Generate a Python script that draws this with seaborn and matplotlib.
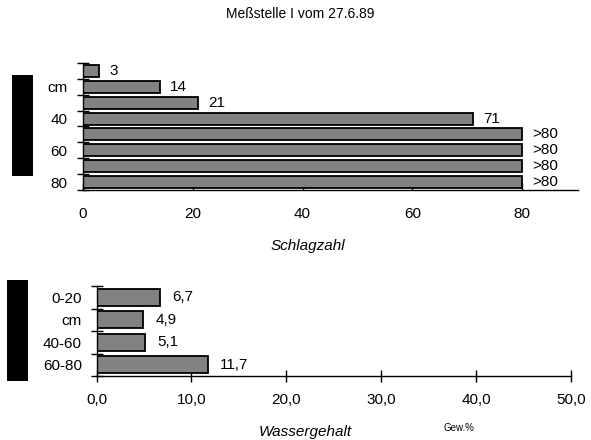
import matplotlib
matplotlib.use("Agg")
import matplotlib.pyplot as plt
import seaborn as sns
import pandas as pd
from matplotlib.patches import Rectangle

# ---- data ----
schlag_depth = ["0-10", "10-20", "20-30", "30-40", "40-50", "50-60", "60-70", "70-80"]
schlag_ylabels = ["", "cm", "", "40", "", "60", "", "80"]
schlag_values = [3, 14, 21, 71, 80, 80, 80, 80]
schlag_text = ["3", "14", "21", "71", ">80", ">80", ">80", ">80"]
schlag_xticks = [0, 20, 40, 60, 80]

wasser_depth = ["0-20", "20-40", "40-60", "60-80"]
wasser_ylabels = ["0-20", "cm", "40-60", "60-80"]
wasser_values = [6.7, 4.9, 5.1, 11.7]
wasser_text = ["6,7", "4,9", "5,1", "11,7"]
wasser_xticks = [0, 10, 20, 30, 40, 50]

sns.set_theme(style="white")
plt.rcParams["font.family"] = ["Liberation Sans", "DejaVu Sans"]
plt.rcParams.update({"text.color": "black", "axes.labelcolor": "black",
                     "xtick.color": "black", "ytick.color": "black"})

W, H = 591, 440
fig = plt.figure(figsize=(W / 100, H / 100), dpi=100)

def fx(px):
    return px / W

def fy(py):
    return (H - py) / H

bar_color = "#828282"

# ---- top chart ----
ax1 = fig.add_axes([fx(83), fy(190), fx(578) - fx(83), fy(63) - fy(190)])
df1 = pd.DataFrame({"depth": schlag_depth, "value": schlag_values})
sns.barplot(data=df1, x="value", y="depth", orient="h", ax=ax1, color=bar_color,
            saturation=1, width=0.76, edgecolor="black", linewidth=1.3)
ax1.set_xlim(0, 90.2)
ax1.set_ylim(7.5, -0.5)
ax1.set_xticks(schlag_xticks)
ax1.set_xticklabels([str(v) for v in schlag_xticks], fontsize=11)
ax1.set_yticks([i - 0.5 for i in range(len(schlag_depth) + 1)])
ax1.set_yticklabels([])
ax1.set_yticks(range(len(schlag_depth)), minor=True)
ax1.set_yticklabels(schlag_ylabels, minor=True, fontsize=11)
ax1.tick_params(axis="y", which="minor", left=True, length=0, pad=11)
ax1.tick_params(axis="y", which="major", left=True, direction="inout", length=8, width=1)
ax1.tick_params(axis="x", bottom=True, direction="in", length=5, width=1, pad=12)
ax1.bar_label(ax1.containers[0], labels=schlag_text, padding=7.5, fontsize=11)
for s in ["top", "right"]:
    ax1.spines[s].set_visible(False)
for s in ["left", "bottom"]:
    ax1.spines[s].set_color("black")
    ax1.spines[s].set_linewidth(1)
ax1.set_ylabel("")
ax1.set_xlabel("Schlagzahl", fontsize=11, style="italic", va="center")
ax1.xaxis.set_label_coords((308 - 83) / (578 - 83), -(246 - 190) / (190 - 63))

# ---- bottom chart ----
ax2 = fig.add_axes([fx(96.5), fy(376), fx(571) - fx(96.5), fy(286) - fy(376)])
df2 = pd.DataFrame({"depth": wasser_depth, "value": wasser_values})
sns.barplot(data=df2, x="value", y="depth", orient="h", ax=ax2, color=bar_color,
            saturation=1, width=0.76, edgecolor="black", linewidth=1.3)
ax2.set_xlim(0, 50)
ax2.set_ylim(3.5, -0.5)
ax2.set_xticks(wasser_xticks)
ax2.set_xticklabels([f"{v:.1f}".replace(".", ",") for v in wasser_xticks], fontsize=11)
ax2.set_yticks([i - 0.5 for i in range(len(wasser_depth) + 1)])
ax2.set_yticklabels([])
ax2.set_yticks(range(len(wasser_depth)), minor=True)
ax2.set_yticklabels(wasser_ylabels, minor=True, fontsize=11)
ax2.tick_params(axis="y", which="minor", left=True, length=0, pad=10.5)
ax2.tick_params(axis="y", which="major", left=True, direction="inout", length=8, width=1)
ax2.tick_params(axis="x", bottom=True, direction="inout", length=9, width=1, pad=8)
ax2.bar_label(ax2.containers[0], labels=wasser_text, padding=9, fontsize=11)
for s in ["top", "right"]:
    ax2.spines[s].set_visible(False)
for s in ["left", "bottom"]:
    ax2.spines[s].set_color("black")
    ax2.spines[s].set_linewidth(1)
ax2.set_ylabel("")
ax2.set_xlabel("Wassergehalt", fontsize=11, style="italic", va="center")
ax2.xaxis.set_label_coords((305 - 96.5) / (571 - 96.5), -(432 - 376) / (376 - 286))
fig.text(fx(459), fy(428), "Gew.%", fontsize=7, ha="center", va="center")

# ---- title and black bars ----
fig.text(fx(300), fy(14), "Meßstelle I vom 27.6.89", fontsize=10, ha="center", va="center")
fig.patches.append(Rectangle((fx(12), fy(176)), fx(33) - fx(12), fy(75) - fy(176),
                             transform=fig.transFigure, facecolor="black", edgecolor="none"))
fig.patches.append(Rectangle((fx(7), fy(381)), fx(28) - fx(7), fy(280) - fy(381),
                             transform=fig.transFigure, facecolor="black", edgecolor="none"))

fig.savefig("out.png", dpi=100)
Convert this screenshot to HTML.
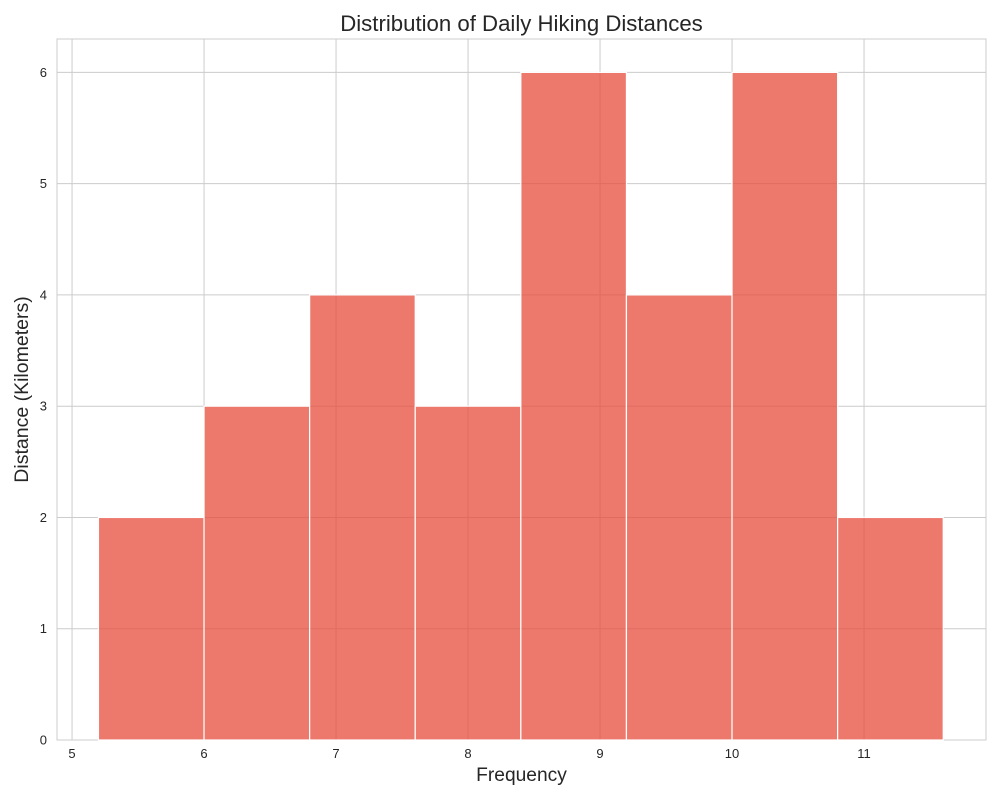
<!DOCTYPE html>
<html><head><meta charset="utf-8"><style>
html,body{margin:0;padding:0;background:#fff;}
text{font-family:"Liberation Sans",Arial,sans-serif;fill:#262626;}
</style></head><body>
<svg id="chart" width="1000" height="800" xmlns="http://www.w3.org/2000/svg"></svg>
<script>
const binEdges = [5.2, 6.0, 6.8, 7.6, 8.4, 9.2, 10.0, 10.8, 11.6];
const counts = [2, 3, 4, 3, 6, 4, 6, 2];
const xTicks = [5, 6, 7, 8, 9, 10, 11];
const yTicks = [0, 1, 2, 3, 4, 5, 6];

const L = 57, R = 986, T = 39, B = 740;
const xMin = 4.886, xMax = 11.924, yMin = 0, yMax = 6.3;
const xs = v => L + (v - xMin) / (xMax - xMin) * (R - L);
const ys = v => B - (v - yMin) / (yMax - yMin) * (B - T);
const NS = "http://www.w3.org/2000/svg";
const svg = document.getElementById('chart');
function mk(tag, attrs, parent) {
  const e = document.createElementNS(NS, tag);
  for (const k in attrs) e.setAttribute(k, attrs[k]);
  (parent || svg).appendChild(e);
  return e;
}
const frame = mk('rect', {x: L, y: T, width: R - L, height: B - T, fill: '#fff', stroke: '#cccccc', 'stroke-width': 1});



const grid = mk('g', {});


xTicks.forEach(t => {
  mk('line', {x1: xs(t), x2: xs(t), y1: T, y2: B, stroke: '#cccccc', 'stroke-width': 1}, grid);
  const lb = mk('text', {x: xs(t), y: B + 18, 'text-anchor': 'middle', 'font-size': 13});
  lb.textContent = t;
  
  
});
yTicks.forEach(t => {
  mk('line', {x1: L, x2: R, y1: ys(t), y2: ys(t), stroke: '#cccccc', 'stroke-width': 1}, grid);
  const lb = mk('text', {x: L - 10, y: ys(t) + 4.5, 'text-anchor': 'end', 'font-size': 13});
  lb.textContent = t;
  
  
});

const bars = mk('g', {});


counts.forEach((c, i) => {
  const x0 = xs(binEdges[i]), x1 = xs(binEdges[i + 1]);
  const r = mk('rect', {x: x0, y: ys(c), width: x1 - x0, height: ys(0) - ys(c), fill: '#e74c3c', 'fill-opacity': 0.75, stroke: '#ffffff', 'stroke-width': 1.2}, bars);
  
  
});

const title = mk('text', {x: (L + R) / 2, y: 31, 'text-anchor': 'middle', 'font-size': 22.2});
title.textContent = 'Distribution of Daily Hiking Distances';


const xl = mk('text', {x: (L + R) / 2, y: 781, 'text-anchor': 'middle', 'font-size': 19.2});
xl.textContent = 'Frequency';


const yl = mk('text', {x: 0, y: 0, 'text-anchor': 'middle', 'font-size': 19.5, transform: `translate(28,${(T + B) / 2}) rotate(-90)`});
yl.textContent = 'Distance (Kilometers)';


</script>
</body></html>
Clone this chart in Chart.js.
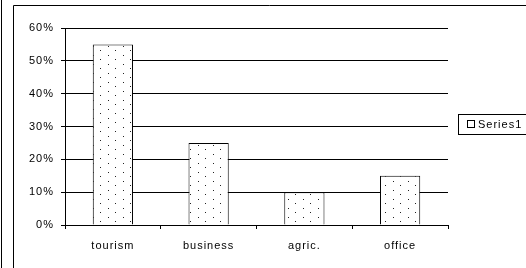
<!DOCTYPE html>
<html>
<head>
<meta charset="utf-8">
<script src="https://cdn.jsdelivr.net/npm/chart.js@4"></script>
<style>
  html, body { margin: 0; padding: 0; background: #fff; }
  #wrap { width: 526px; height: 268px; }
</style>
</head>
<body>
<div id="wrap"><canvas id="chart" width="526" height="268"></canvas></div>
<script>
// chart data
const categories = ["tourism", "business", "agric.", "office"];
const seriesName = "Series1";
const seriesValues = [55, 25, 10, 15];
const yTicks = [0, 10, 20, 30, 40, 50, 60];

const FONT = { family: "'Liberation Sans', Arial, sans-serif", size: 11 };

// dotted fill like the old excel pattern
const makeDots = function () {
  const c = document.createElement("canvas");
  c.width = 15;
  c.height = 9;
  const g = c.getContext("2d");
  g.fillStyle = "#fff";
  g.fillRect(0, 0, 15, 9);
  g.fillStyle = "#222";
  g.fillRect(3, 1, 1, 1);
  g.fillRect(10, 5, 1, 1);
  return g.createPattern(c, "repeat");
};

// frame lines, spacing of the text and the boxed legend
const framePlugin = {
  id: "frame",
  beforeUpdate: function (chart) {
    chart.ctx.letterSpacing = "1px";
  },
  beforeDraw: function (chart) {
    const ctx = chart.ctx;
    ctx.letterSpacing = "1px";
    ctx.save();
    ctx.strokeStyle = "#000";
    ctx.lineWidth = 1;
    ctx.beginPath();
    ctx.moveTo(1.5, 0);
    ctx.lineTo(1.5, 268);
    ctx.moveTo(13.5, 268);
    ctx.lineTo(13.5, 5.5);
    ctx.lineTo(526, 5.5);
    ctx.stroke();
    ctx.restore();
  },
  afterDraw: function (chart) {
    const ctx = chart.ctx;
    ctx.save();
    ctx.strokeStyle = "#000";
    ctx.lineWidth = 1;
    ctx.fillStyle = "#fff";
    ctx.fillRect(458.5, 114.5, 80, 20);
    ctx.strokeRect(458.5, 114.5, 80, 20);
    ctx.strokeRect(467.5, 120.5, 7, 7);
    ctx.fillStyle = "#000";
    ctx.font = "11px " + FONT.family;
    ctx.textBaseline = "middle";
    ctx.fillText(chart.data.datasets[0].label, 478, 124.5);
    ctx.restore();
  },
};

new Chart(document.getElementById("chart"), {
  type: "bar",
  data: {
    labels: categories,
    datasets: [
      {
        label: seriesName,
        data: seriesValues,
        backgroundColor: makeDots(),
        borderColor: "#000",
        borderWidth: 1,
        categoryPercentage: 1,
        barPercentage: 0.42,
      },
    ],
  },
  options: {
    responsive: false,
    animation: false,
    devicePixelRatio: 1,
    layout: { padding: { left: 14, top: 28, right: 78, bottom: 0 } },
    plugins: {
      legend: { display: false },
      tooltip: { enabled: false },
    },
    scales: {
      x: {
        offset: true,
        grid: {
          display: true,
          offset: true,
          drawOnChartArea: false,
          drawTicks: true,
          tickLength: 4,
          color: "#000",
        },
        border: { color: "#000" },
        ticks: { color: "#000", font: FONT, padding: 10, maxRotation: 0 },
        afterFit: function (scale) {
          scale.height = 43;
        },
      },
      y: {
        min: yTicks[0],
        max: yTicks[yTicks.length - 1],
        afterBuildTicks: function (scale) {
          scale.ticks = yTicks.map((v) => ({ value: v }));
        },
        grid: { color: "#000", tickLength: 4 },
        border: { color: "#000" },
        ticks: {
          color: "#000",
          font: FONT,
          padding: 7,
          callback: function (v) {
            return v + "%";
          },
        },
        afterFit: function (scale) {
          scale.width = 51;
        },
      },
    },
  },
  plugins: [framePlugin],
});
</script>
</body>
</html>
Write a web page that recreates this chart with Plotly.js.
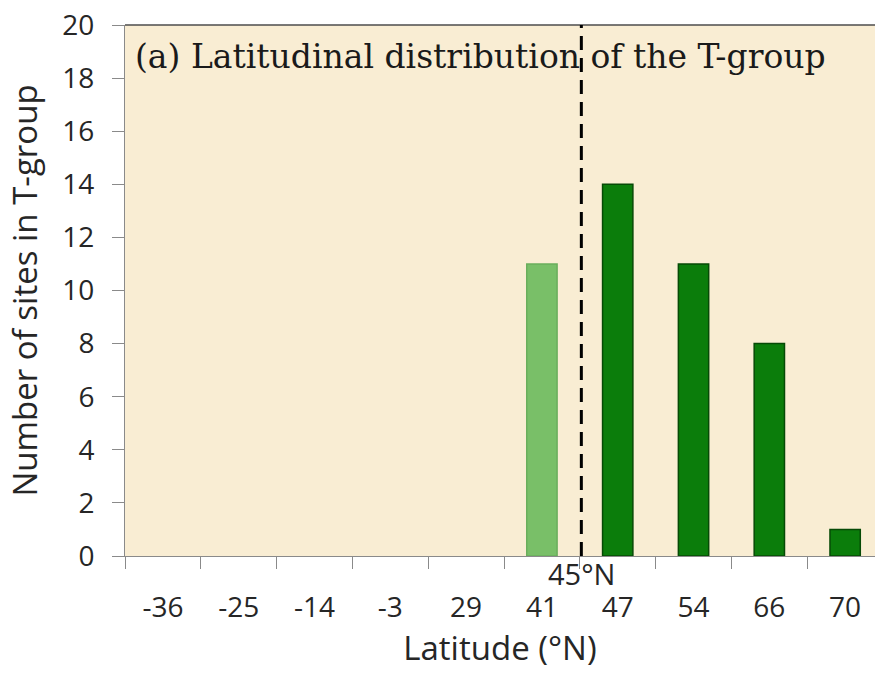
<!DOCTYPE html>
<html>
<head>
<meta charset="utf-8">
<script src="https://cdn.plot.ly/plotly-3.0.1.min.js"></script>
<style>
  html, body { margin: 0; padding: 0; background: #ffffff; overflow: hidden; }
  #chart { width: 875px; height: 682px; }
</style>
</head>
<body>
<div id="chart"></div>
<script>
// ---- data ----
const latitudes = ["-36", "-25", "-14", "-3", "29", "41", "47", "54", "66", "70"];
const siteCounts = [0, 0, 0, 0, 0, 11, 14, 11, 8, 1];
const belowThreshold = [true, true, true, true, true, true, false, false, false, false];
const thresholdLabel = "45°N";
const thresholdIndex = 5.52;   // category position of the 45°N boundary (between 41 and 47)
const yTicks = [0, 2, 4, 6, 8, 10, 12, 14, 16, 18, 20];

const lightGreen = "#79bf68";
const darkGreen = "#0b7d0b";

const barColors = belowThreshold.map(b => b ? lightGreen : darkGreen);
const edgeColors = belowThreshold.map(b => b ? "#6aae5c" : "#064a06");
const edgeWidths = siteCounts.map(v => v > 0 ? 1.5 : 0);

const sansFont = "'Open Sans', 'Noto Sans', sans-serif";

const trace = {
  type: "bar",
  x: latitudes,
  y: siteCounts,
  width: 0.4,
  marker: {
    color: barColors,
    line: { color: edgeColors, width: edgeWidths }
  },
  hoverinfo: "x+y"
};

const layout = {
  width: 875,
  height: 682,
  margin: { l: 125, r: 0, t: 25, b: 126, pad: 0 },
  paper_bgcolor: "#ffffff",
  plot_bgcolor: "#f9edd3",
  showlegend: false,
  xaxis: {
    type: "category",
    range: [-0.5, 9.394],
    tickson: "boundaries",
    ticks: "outside",
    ticklen: 12,
    tickwidth: 1,
    tickcolor: "#8a8a8a",
    showline: true,
    linecolor: "#8a8a8a",
    linewidth: 1,
    showgrid: false,
    zeroline: false,
    ticklabelstandoff: 26,
    tickfont: { family: sansFont, size: 28, color: "#262626" },
    title: {
      text: "Latitude (°N)",
      font: { family: sansFont, size: 33, color: "#262626" },
      standoff: 12
    },
    automargin: false,
    fixedrange: true
  },
  yaxis: {
    range: [0, 20],
    tickvals: yTicks,
    ticks: "outside",
    ticklen: 12,
    tickwidth: 1,
    tickcolor: "#8a8a8a",
    showline: true,
    linecolor: "#8a8a8a",
    linewidth: 1,
    showgrid: false,
    zeroline: false,
    ticklabelstandoff: 12,
    tickfont: { family: sansFont, size: 28, color: "#262626" },
    title: {
      text: "Number of sites in T-group",
      font: { family: sansFont, size: 33, color: "#262626" },
      standoff: 14
    },
    automargin: false,
    fixedrange: true
  },
  shapes: [
    {
      type: "line", xref: "paper", yref: "paper",
      x0: 0, x1: 1, y0: 1, y1: 1,
      line: { color: "#4d4d4d", width: 1.5 }
    },
    {
      type: "line", xref: "x", yref: "paper",
      x0: thresholdIndex, x1: thresholdIndex, y0: 0, y1: 1,
      line: { color: "#000000", width: 3, dash: "14px,8px" }
    }
  ],
  annotations: [
    {
      text: "(a) Latitudinal distribution of the T-group",
      xref: "paper", yref: "paper",
      x: 0.011, y: 0.94,
      xanchor: "left", yanchor: "middle",
      showarrow: false,
      font: { family: "'DejaVu Serif', serif", size: 33, color: "#1a1a1a" }
    },
    {
      text: thresholdLabel,
      xref: "x", yref: "paper",
      x: thresholdIndex, y: -0.033,
      xanchor: "center", yanchor: "middle",
      showarrow: false,
      font: { family: sansFont, size: 29, color: "#262626" }
    }
  ]
};

Plotly.newPlot("chart", [trace], layout, { displayModeBar: false, staticPlot: true });
</script>
</body>
</html>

• • • • •

> _DIRECTION_:
Copy the lines above exactly, starting at the one with "Convert this screenshot to HTML." and ending at the one with "const yTicks = [0, 1, 2, 3, 4, 5, 6];", both included. Leave out any pictures and add nothing else.

> _EXPECTED OUTPUT_:
Convert this screenshot to HTML.
<!DOCTYPE html>
<html><head><meta charset="utf-8"><style>
html,body{margin:0;padding:0;background:#fff;}
text{font-family:"Liberation Sans",Arial,sans-serif;fill:#262626;}
</style></head><body>
<svg id="chart" width="1000" height="800" xmlns="http://www.w3.org/2000/svg"></svg>
<script>
const binEdges = [5.2, 6.0, 6.8, 7.6, 8.4, 9.2, 10.0, 10.8, 11.6];
const counts = [2, 3, 4, 3, 6, 4, 6, 2];
const xTicks = [5, 6, 7, 8, 9, 10, 11];
const yTicks = [0, 1, 2, 3, 4, 5, 6];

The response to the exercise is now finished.